--- Information provided ---
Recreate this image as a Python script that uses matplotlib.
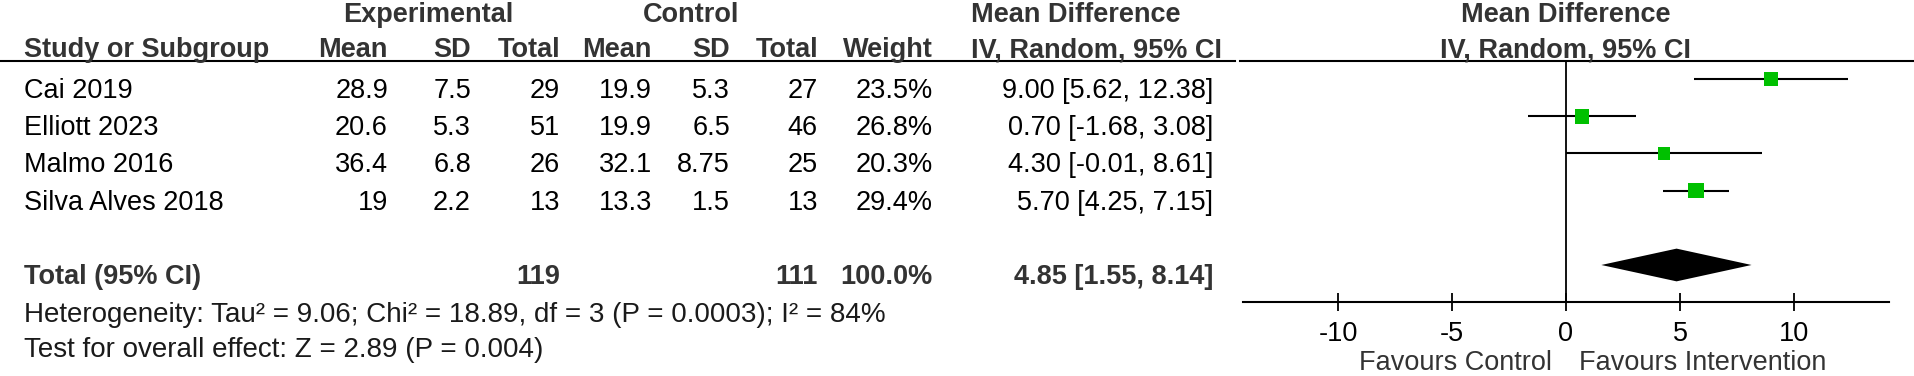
import numpy as np
import matplotlib
matplotlib.use("Agg")
import matplotlib.pyplot as plt

# study data
studies = ["Cai 2019", "Elliott 2023", "Malmo 2016", "Silva Alves 2018"]
exp_mean = [28.9, 20.6, 36.4, 19]
exp_sd = [7.5, 5.3, 6.8, 2.2]
exp_n = [29, 51, 26, 13]
ctl_mean = [19.9, 19.9, 32.1, 13.3]
ctl_sd = [5.3, 6.5, 8.75, 1.5]
ctl_n = [27, 46, 25, 13]
weight = [23.5, 26.8, 20.3, 29.4]
md = [9.00, 0.70, 4.30, 5.70]
ci_lo = [5.62, -1.68, -0.01, 4.25]
ci_hi = [12.38, 3.08, 8.61, 7.15]

# pooled
total_exp_n = 119
total_ctl_n = 111
total_weight = 100.0
total_md = 4.85
total_lo = 1.55
total_hi = 8.14

xticks = [-10, -5, 0, 5, 10]
heterogeneity = "Heterogeneity: Tau² = 9.06; Chi² = 18.89, df = 3 (P = 0.0003); I² = 84%"
overall = "Test for overall effect: Z = 2.89 (P = 0.004)"

plt.rcParams['font.family'] = ['Liberation Sans', 'DejaVu Sans']
FS = 19.5
W, H = 1915, 376
head = '#333333'

fig = plt.figure(figsize=(W / 100, H / 100), dpi=100)

# table drawn in pixel coordinates
tab = fig.add_axes([0, 0, 1, 1])
tab.set_xlim(0, W)
tab.set_ylim(H, 0)
tab.axis('off')

def t(x, y, s, ha='right', bold=False, color='black', size=FS):
    tab.text(x, y, s, ha=ha, va='baseline', fontsize=size,
             fontweight='bold' if bold else 'normal', color=color)

# group headers
t(428, 22, 'Experimental', ha='center', bold=True, color=head)
t(691, 22, 'Control', ha='center', bold=True, color=head)
t(971, 22, 'Mean Difference', ha='left', bold=True, color=head)
t(1566, 22, 'Mean Difference', ha='center', bold=True, color=head)

# column headers
t(24, 57, 'Study or Subgroup', ha='left', bold=True, color=head)
for x, s in [(388, 'Mean'), (471, 'SD'), (560, 'Total'), (652, 'Mean'),
             (730, 'SD'), (818, 'Total'), (933, 'Weight')]:
    t(x, 57, s, bold=True, color=head)
t(971, 57, 'IV, Random, 95% CI', ha='left', bold=True, color=head)
t(1566, 57, 'IV, Random, 95% CI', ha='center', bold=True, color=head)

tab.plot([0, 1235], [61, 61], color='black', lw=1.5)
tab.plot([1240, W], [61, 61], color='black', lw=1.5)

# study rows
for i, name in enumerate(studies):
    y = 98 + 37.2 * i
    t(24, y, name, ha='left')
    t(388, y, f"{exp_mean[i]:g}")
    t(471, y, f"{exp_sd[i]:g}")
    t(560, y, f"{exp_n[i]}")
    t(652, y, f"{ctl_mean[i]:g}")
    t(730, y, f"{ctl_sd[i]:g}")
    t(818, y, f"{ctl_n[i]}")
    t(933, y, f"{weight[i]:.1f}%")
    t(1213, y, f"{md[i]:.2f} [{ci_lo[i]:.2f}, {ci_hi[i]:.2f}]")

# total row
yt = 98 + 37.2 * 5
t(24, yt, 'Total (95% CI)', ha='left', bold=True, color=head)
t(560, yt, f"{total_exp_n}", bold=True, color=head)
t(818, yt, f"{total_ctl_n}", bold=True, color=head)
t(933, yt, f"{total_weight:.1f}%", bold=True, color=head)
t(1213, yt, f"{total_md:.2f} [{total_lo:.2f}, {total_hi:.2f}]", bold=True, color=head)

t(24, 322, heterogeneity, ha='left', color='#1a1a1a', size=20)
t(24, 357, overall, ha='left', color='#1a1a1a', size=20)

t(1552, 370, 'Favours Control', color=head)
t(1579, 370, 'Favours Intervention', ha='left', color=head)

# forest plot
ax = fig.add_axes([1243 / W, (H - 302) / H, (1889 - 1243) / W, (302 - 61) / H])
ax.patch.set_alpha(0)
ax.set_xlim(-14.17, 14.17)
ax.set_ylim(5.995, -0.484)

rows = np.arange(len(studies))
ax.axvline(0, color='black', lw=1.3, zorder=1)
ax.hlines(rows, ci_lo, ci_hi, color='black', lw=1.5, zorder=2)
# square side grows with study weight
side = 11.2 * np.sqrt(np.array(weight) / 29.4)
ax.scatter(md, rows, marker='s', s=side ** 2, color='#00c000', linewidths=0, zorder=3)

h = 0.44
ax.fill([total_lo, total_md, total_hi, total_md], [5, 5 - h, 5, 5 + h],
        color='black', lw=0, zorder=3)

ax.set_xticks(xticks)
ax.set_xticklabels([str(v) for v in xticks])
ax.tick_params(axis='x', direction='inout', length=13, width=1.3, pad=7,
               labelsize=FS, colors='black')
ax.set_yticks([])
for side_name in ['top', 'left', 'right']:
    ax.spines[side_name].set_visible(False)
ax.spines['bottom'].set_linewidth(1.5)

fig.savefig('out.png', dpi=100)
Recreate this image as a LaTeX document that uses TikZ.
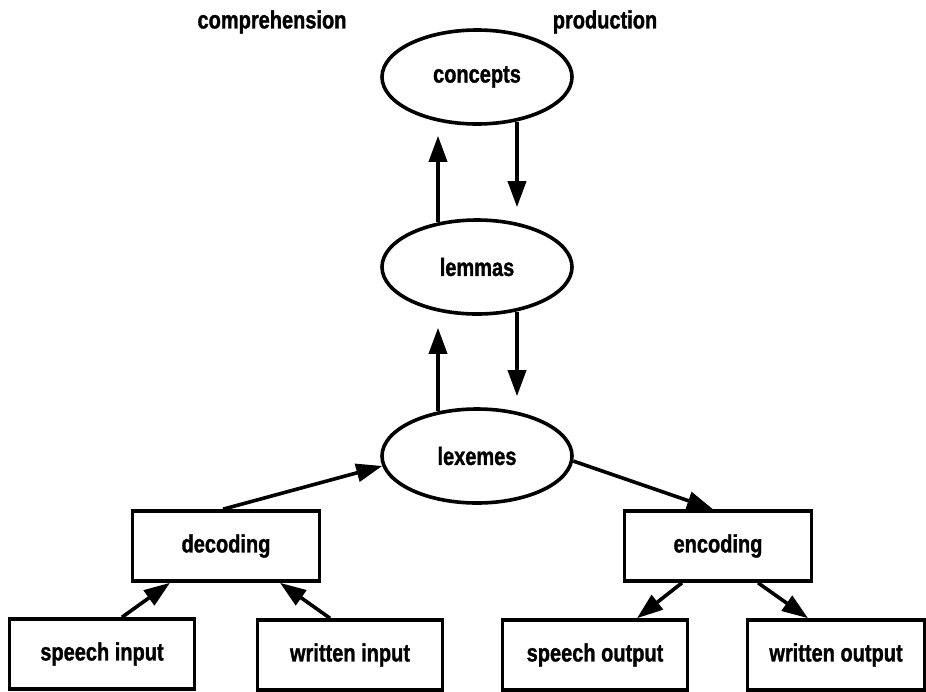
\documentclass[tikz,border=0pt]{standalone}
\usepackage{fontspec}
\newfontfamily\figfont{Liberation Sans}[FakeStretch=0.8,BoldFeatures={FakeBold=1.2}]
\usepackage{tikz}
\usetikzlibrary{positioning,shapes,arrows.meta,calc}

\begin{document}
\begin{tikzpicture}[x=0.5pt,y=-0.5pt,
    font=\figfont\bfseries\fontsize{12.5}{15}\selectfont,
    level/.style={ellipse,draw,line width=1.8pt,minimum width=95pt,minimum height=47pt,inner sep=0pt},
    stage/.style={rectangle,draw,line width=1.8pt,minimum width=93.5pt,minimum height=35pt,inner sep=0pt},
    arr/.style={line width=1.8pt,-{Triangle[length=13pt,width=9pt]}}]
    \useasboundingbox (0,0) rectangle (926,691);
    \node (comp) at (272,22) {comprehension};
    \node (prod) at (605,22) {production};
    \node[level] (concepts) at (477,77) {concepts};
    \node[level] (lemmas) at (477,267) {lemmas};
    \node[level] (lexemes) at (477,456) {lexemes};
    \node[stage] (decoding) at (226,546) {decoding};
    \node[stage] (encoding) at (718,546) {encoding};
    \node[stage,minimum width=92.5pt] (speechin) at (102,654) {speech input};
    \node[stage,minimum width=92.5pt] (writtenin) at (350,655) {written input};
    \node[stage,minimum width=92.5pt] (speechout) at (595,655) {speech output};
    \node[stage,minimum width=88.5pt] (writtenout) at (836,655) {written output};
    \draw[arr] ($(lemmas.north)+(-39,4)$) -- ($(concepts.south)+(-39,10)$);
    \draw[arr] ($(concepts.south)+(40,-4)$) -- ($(lemmas.north)+(40,-11)$);
    \draw[arr] ($(lexemes.north)+(-39,4)$) -- ($(lemmas.south)+(-39,12)$);
    \draw[arr] ($(lemmas.south)+(40,-4)$) -- ($(lexemes.north)+(40,-11)$);
    \draw[arr] ($(decoding.north)+(-3,0)$) -- (lexemes.186);
    \draw[arr] (lexemes.-3) -- ($(encoding.north)+(-5,0)$);
    \draw[arr] ($(speechin.north)+(20,0)$) -- ($(decoding.south)+(-56,0)$);
    \draw[arr] ($(writtenin.north)+(-20,0)$) -- ($(decoding.south)+(54,0)$);
    \draw[arr] ($(encoding.south)+(-36,0)$) -- ($(speechout.north)+(42,0)$);
    \draw[arr] ($(encoding.south)+(40,0)$) -- ($(writtenout.north)+(-28,0)$);
\end{tikzpicture}
\end{document}
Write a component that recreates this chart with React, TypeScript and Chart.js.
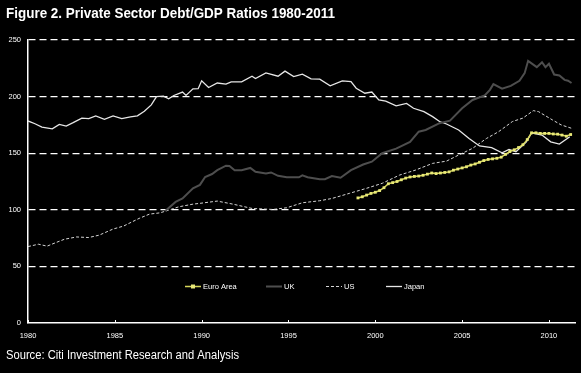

--- Short problem ---
Return the material word for word. Pictures are not part of the copy.

--- The response ---
Recreate this image as a Python script that uses matplotlib.
import numpy as np
import matplotlib
matplotlib.use("Agg")
import matplotlib.pyplot as plt

# study data
studies = ["Cai 2019", "Elliott 2023", "Malmo 2016", "Silva Alves 2018"]
exp_mean = [28.9, 20.6, 36.4, 19]
exp_sd = [7.5, 5.3, 6.8, 2.2]
exp_n = [29, 51, 26, 13]
ctl_mean = [19.9, 19.9, 32.1, 13.3]
ctl_sd = [5.3, 6.5, 8.75, 1.5]
ctl_n = [27, 46, 25, 13]
weight = [23.5, 26.8, 20.3, 29.4]
md = [9.00, 0.70, 4.30, 5.70]
ci_lo = [5.62, -1.68, -0.01, 4.25]
ci_hi = [12.38, 3.08, 8.61, 7.15]

# pooled
total_exp_n = 119
total_ctl_n = 111
total_weight = 100.0
total_md = 4.85
total_lo = 1.55
total_hi = 8.14

xticks = [-10, -5, 0, 5, 10]
heterogeneity = "Heterogeneity: Tau² = 9.06; Chi² = 18.89, df = 3 (P = 0.0003); I² = 84%"
overall = "Test for overall effect: Z = 2.89 (P = 0.004)"

plt.rcParams['font.family'] = ['Liberation Sans', 'DejaVu Sans']
FS = 19.5
W, H = 1915, 376
head = '#333333'

fig = plt.figure(figsize=(W / 100, H / 100), dpi=100)

# table drawn in pixel coordinates
tab = fig.add_axes([0, 0, 1, 1])
tab.set_xlim(0, W)
tab.set_ylim(H, 0)
tab.axis('off')

def t(x, y, s, ha='right', bold=False, color='black', size=FS):
    tab.text(x, y, s, ha=ha, va='baseline', fontsize=size,
             fontweight='bold' if bold else 'normal', color=color)

# group headers
t(428, 22, 'Experimental', ha='center', bold=True, color=head)
t(691, 22, 'Control', ha='center', bold=True, color=head)
t(971, 22, 'Mean Difference', ha='left', bold=True, color=head)
t(1566, 22, 'Mean Difference', ha='center', bold=True, color=head)

# column headers
t(24, 57, 'Study or Subgroup', ha='left', bold=True, color=head)
for x, s in [(388, 'Mean'), (471, 'SD'), (560, 'Total'), (652, 'Mean'),
             (730, 'SD'), (818, 'Total'), (933, 'Weight')]:
    t(x, 57, s, bold=True, color=head)
t(971, 57, 'IV, Random, 95% CI', ha='left', bold=True, color=head)
t(1566, 57, 'IV, Random, 95% CI', ha='center', bold=True, color=head)

tab.plot([0, 1235], [61, 61], color='black', lw=1.5)
tab.plot([1240, W], [61, 61], color='black', lw=1.5)

# study rows
for i, name in enumerate(studies):
    y = 98 + 37.2 * i
    t(24, y, name, ha='left')
    t(388, y, f"{exp_mean[i]:g}")
    t(471, y, f"{exp_sd[i]:g}")
    t(560, y, f"{exp_n[i]}")
    t(652, y, f"{ctl_mean[i]:g}")
    t(730, y, f"{ctl_sd[i]:g}")
    t(818, y, f"{ctl_n[i]}")
    t(933, y, f"{weight[i]:.1f}%")
    t(1213, y, f"{md[i]:.2f} [{ci_lo[i]:.2f}, {ci_hi[i]:.2f}]")

# total row
yt = 98 + 37.2 * 5
t(24, yt, 'Total (95% CI)', ha='left', bold=True, color=head)
t(560, yt, f"{total_exp_n}", bold=True, color=head)
t(818, yt, f"{total_ctl_n}", bold=True, color=head)
t(933, yt, f"{total_weight:.1f}%", bold=True, color=head)
t(1213, yt, f"{total_md:.2f} [{total_lo:.2f}, {total_hi:.2f}]", bold=True, color=head)

t(24, 322, heterogeneity, ha='left', color='#1a1a1a', size=20)
t(24, 357, overall, ha='left', color='#1a1a1a', size=20)

t(1552, 370, 'Favours Control', color=head)
t(1579, 370, 'Favours Intervention', ha='left', color=head)

# forest plot
ax = fig.add_axes([1243 / W, (H - 302) / H, (1889 - 1243) / W, (302 - 61) / H])
ax.patch.set_alpha(0)
ax.set_xlim(-14.17, 14.17)
ax.set_ylim(5.995, -0.484)

rows = np.arange(len(studies))
ax.axvline(0, color='black', lw=1.3, zorder=1)
ax.hlines(rows, ci_lo, ci_hi, color='black', lw=1.5, zorder=2)
# square side grows with study weight
side = 11.2 * np.sqrt(np.array(weight) / 29.4)
ax.scatter(md, rows, marker='s', s=side ** 2, color='#00c000', linewidths=0, zorder=3)

h = 0.44
ax.fill([total_lo, total_md, total_hi, total_md], [5, 5 - h, 5, 5 + h],
        color='black', lw=0, zorder=3)

ax.set_xticks(xticks)
ax.set_xticklabels([str(v) for v in xticks])
ax.tick_params(axis='x', direction='inout', length=13, width=1.3, pad=7,
               labelsize=FS, colors='black')
ax.set_yticks([])
for side_name in ['top', 'left', 'right']:
    ax.spines[side_name].set_visible(False)
ax.spines['bottom'].set_linewidth(1.5)

fig.savefig('out.png', dpi=100)
Recreate this image as a LaTeX document that uses TikZ.
\documentclass[tikz,border=0pt]{standalone}
\usepackage{fontspec}
\newfontfamily\figfont{Liberation Sans}[FakeStretch=0.8,BoldFeatures={FakeBold=1.2}]
\usepackage{tikz}
\usetikzlibrary{positioning,shapes,arrows.meta,calc}

\begin{document}
\begin{tikzpicture}[x=0.5pt,y=-0.5pt,
    font=\figfont\bfseries\fontsize{12.5}{15}\selectfont,
    level/.style={ellipse,draw,line width=1.8pt,minimum width=95pt,minimum height=47pt,inner sep=0pt},
    stage/.style={rectangle,draw,line width=1.8pt,minimum width=93.5pt,minimum height=35pt,inner sep=0pt},
    arr/.style={line width=1.8pt,-{Triangle[length=13pt,width=9pt]}}]
    \useasboundingbox (0,0) rectangle (926,691);
    \node (comp) at (272,22) {comprehension};
    \node (prod) at (605,22) {production};
    \node[level] (concepts) at (477,77) {concepts};
    \node[level] (lemmas) at (477,267) {lemmas};
    \node[level] (lexemes) at (477,456) {lexemes};
    \node[stage] (decoding) at (226,546) {decoding};
    \node[stage] (encoding) at (718,546) {encoding};
    \node[stage,minimum width=92.5pt] (speechin) at (102,654) {speech input};
    \node[stage,minimum width=92.5pt] (writtenin) at (350,655) {written input};
    \node[stage,minimum width=92.5pt] (speechout) at (595,655) {speech output};
    \node[stage,minimum width=88.5pt] (writtenout) at (836,655) {written output};
    \draw[arr] ($(lemmas.north)+(-39,4)$) -- ($(concepts.south)+(-39,10)$);
    \draw[arr] ($(concepts.south)+(40,-4)$) -- ($(lemmas.north)+(40,-11)$);
    \draw[arr] ($(lexemes.north)+(-39,4)$) -- ($(lemmas.south)+(-39,12)$);
    \draw[arr] ($(lemmas.south)+(40,-4)$) -- ($(lexemes.north)+(40,-11)$);
    \draw[arr] ($(decoding.north)+(-3,0)$) -- (lexemes.186);
    \draw[arr] (lexemes.-3) -- ($(encoding.north)+(-5,0)$);
    \draw[arr] ($(speechin.north)+(20,0)$) -- ($(decoding.south)+(-56,0)$);
    \draw[arr] ($(writtenin.north)+(-20,0)$) -- ($(decoding.south)+(54,0)$);
    \draw[arr] ($(encoding.south)+(-36,0)$) -- ($(speechout.north)+(42,0)$);
    \draw[arr] ($(encoding.south)+(40,0)$) -- ($(writtenout.north)+(-28,0)$);
\end{tikzpicture}
\end{document}
Write a component that recreates this chart with React, TypeScript and Chart.js.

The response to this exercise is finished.